Officials say 22 million pounds of debris was removed from the Champlain Towers South collapse site and as work continues, efforts are underway to help victims and family members of the collapse move forward.
"Every morning I wake up, it's a never-ending nightmare, it's going to be forever," said Pablo Langesfeld. He lost his 26-year-old daughter Nicole when the condo came tumbling down.
Nicole's husband Luis, his cousin Andres Levine and Moses Rodan were also in the building when it came down.
"I didn't lose an apartment, I lost my daughter and no money in the world is going to replace that," added Pablo, who adds, he and his son Martin are among the victim family members pushing to turn the collapse site into a memorial.
"It's different when some people lose their loved ones, and some people lost an apartment number. I'm not speaking about apartment numbers. I'm speaking about a sister, other people are speaking about a mother, and a father and niece a granddaughter. It's people," said Martin.
But, Wednesday in a hearing to determine what happens next on the site of the collapsed building, some Champlain Tower survivors pushed for efforts to rebuild.
"We would like to have our homes back," said one resident during the hearing. "If you talk to any of us, you would hear how much we loved that place," another owner added.
Judge Michael Hanzman is overseeing the legal and financial fallout from the Surfside disaster and he says his goal is clear.
"My job is to make sure you get the value of what you are entitled to under the law.

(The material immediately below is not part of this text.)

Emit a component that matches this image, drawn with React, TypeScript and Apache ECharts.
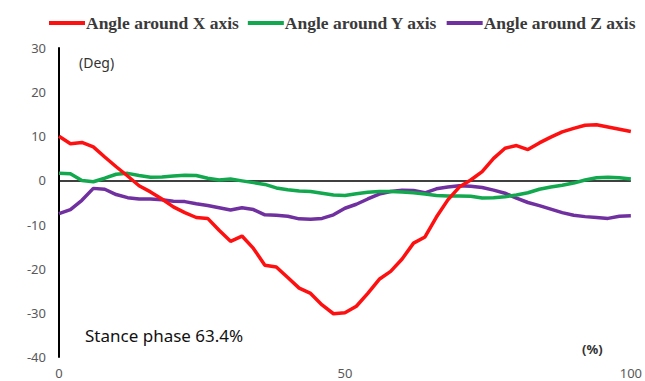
import React, { useEffect, useRef } from "react";
import * as echarts from "echarts";

const xPercent = [0, 2, 4, 6, 8, 10, 12, 14, 16, 18, 20, 22, 24, 26, 28, 30, 32, 34, 36, 38, 40, 42, 44, 46, 48, 50, 52, 54, 56, 58, 60, 62, 64, 66, 68, 70, 72, 74, 76, 78, 80, 82, 84, 86, 88, 90, 92, 94, 96, 98, 100];

const angleX = [10.0, 8.3, 8.6, 7.6, 5.3, 3.1, 1.0, -1.2, -2.6, -4.2, -6.0, -7.3, -8.4, -8.6, -11.3, -13.8, -12.6, -15.4, -19.2, -19.6, -22.0, -24.4, -25.6, -28.2, -30.2, -30.0, -28.5, -25.6, -22.4, -20.6, -17.8, -14.2, -12.8, -8.3, -4.4, -1.5, 0.1, 2.0, 5.0, 7.3, 7.9, 7.0, 8.5, 9.8, 11.0, 11.8, 12.5, 12.6, 12.1, 11.6, 11.1];

const angleY = [1.6, 1.5, 0.0, -0.3, 0.5, 1.4, 1.6, 1.1, 0.7, 0.8, 1.0, 1.2, 1.1, 0.5, 0.1, 0.3, -0.1, -0.5, -0.9, -1.7, -2.1, -2.4, -2.5, -2.9, -3.3, -3.4, -3.0, -2.7, -2.5, -2.5, -2.6, -2.8, -3.1, -3.4, -3.5, -3.5, -3.6, -4.0, -3.9, -3.7, -3.3, -2.8, -2.0, -1.5, -1.1, -0.6, 0.1, 0.6, 0.7, 0.6, 0.3];

const angleZ = [-7.5, -6.6, -4.5, -1.8, -2.0, -3.2, -3.9, -4.2, -4.2, -4.4, -4.7, -4.8, -5.3, -5.7, -6.2, -6.7, -6.2, -6.6, -7.8, -7.9, -8.1, -8.7, -8.8, -8.6, -7.8, -6.3, -5.4, -4.2, -3.1, -2.5, -2.2, -2.3, -2.8, -1.9, -1.5, -1.2, -1.3, -1.6, -2.2, -2.9, -4.0, -5.0, -5.7, -6.5, -7.3, -7.9, -8.2, -8.4, -8.6, -8.1, -8.0];

const seriesNames = ["Angle around X axis", "Angle around Y axis", "Angle around Z axis"];
const seriesColors = ["#ff1010", "#12a84e", "#7030a0"];
const yTicks = { min: -40, max: 30, interval: 10 };
const xTicks = { min: 0, max: 100, interval: 50 };

export default function App() {
  const ref = useRef<HTMLDivElement>(null);

  useEffect(() => {
    if (!ref.current) return;
    const chart = echarts.init(ref.current, null, { renderer: "svg" });
    const all = [angleX, angleY, angleZ];
    const series: any[] = all.map((vals, i) => ({
      name: seriesNames[i],
      type: "line",
      data: xPercent.map((x, j) => [x, vals[j]]),
      showSymbol: false,
      symbol: "none",
      lineStyle: { color: seriesColors[i], width: 3.5 },
      itemStyle: { color: seriesColors[i] },
      z: 3 + (2 - i),
    }));
    series[0].markLine = {
      silent: true,
      symbol: "none",
      label: { show: false },
      lineStyle: { color: "#000", width: 1.5, type: "solid" },
      data: [{ yAxis: 0 }],
      z: 1,
    };
    chart.setOption({
      animation: false,
      backgroundColor: "#fff",
      legend: {
        data: seriesNames.map((n, i) => ({ name: n, itemStyle: { color: seriesColors[i] } })),
        left: 44,
        top: 9,
        itemWidth: 36,
        itemHeight: 4,
        itemGap: 9,
        icon: "rect",
        textStyle: {
          fontFamily: "Liberation Serif",
          fontWeight: "bold",
          fontSize: 17.5,
          color: "#3a3a3a",
          padding: [0, 0, 0, -4],
        },
      },
      grid: { left: 59, right: 1, top: 48, bottom: 24, containLabel: false },
      xAxis: {
        type: "value",
        min: xTicks.min,
        max: xTicks.max,
        interval: xTicks.interval,
        axisLine: { show: false },
        axisTick: { show: false },
        splitLine: { show: false },
        axisLabel: { color: "#595959", fontSize: 13, fontFamily: "Noto Sans", margin: 9 },
      },
      yAxis: {
        type: "value",
        min: yTicks.min,
        max: yTicks.max,
        interval: yTicks.interval,
        axisLine: { show: true, lineStyle: { color: "#000", width: 2 } },
        axisTick: { show: false },
        splitLine: { show: false },
        axisLabel: { color: "#595959", fontSize: 13, fontFamily: "Noto Sans", margin: 13 },
      },
      graphic: [
        { type: "text", left: 79, top: 55, style: { text: "(Deg)", fontSize: 14, fontFamily: "Noto Sans", fill: "#333" } },
        { type: "text", left: 85, top: 327, style: { text: "Stance phase 63.4%", fontSize: 17, fontFamily: "Noto Sans", fill: "#111" } },
        { type: "text", left: 582, top: 342, style: { text: "(%)", fontSize: 13, fontFamily: "Noto Sans", fontWeight: "bold", fill: "#333" } },
      ],
      series,
    });
    return () => chart.dispose();
  }, []);

  return <div ref={ref} style={{ width: 645, height: 381, position: "absolute", left: 0, top: 0 }} />;
}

They own the land, they are legally entitled to its fair market value period," said Judge Hanzman to residents during the hearing.
But while the Langesfeld's agree with the property being sold and the proceeds going to victims and their families, they are against rebuilding.
"I'm not saying to not sell the land, the land needs to be sold and we need to be compensated for what happened but I ask for Miami Dade County, FEMA, or any other entity could step in and purchase that land so at the end of the day the property owners get what they want, the victims' families get the dignity and respect that we're looking," said Martin.
And now they are asking other owners to consider the ramifications of rebuilding on the site.
"You are living on top of holy land, on top of a graveyard and I ask would you want to live where your family died," added Martin.
They have also created a petition to encourage a memorial being built on the site, they gathered almost 2500 signatures in less than three days.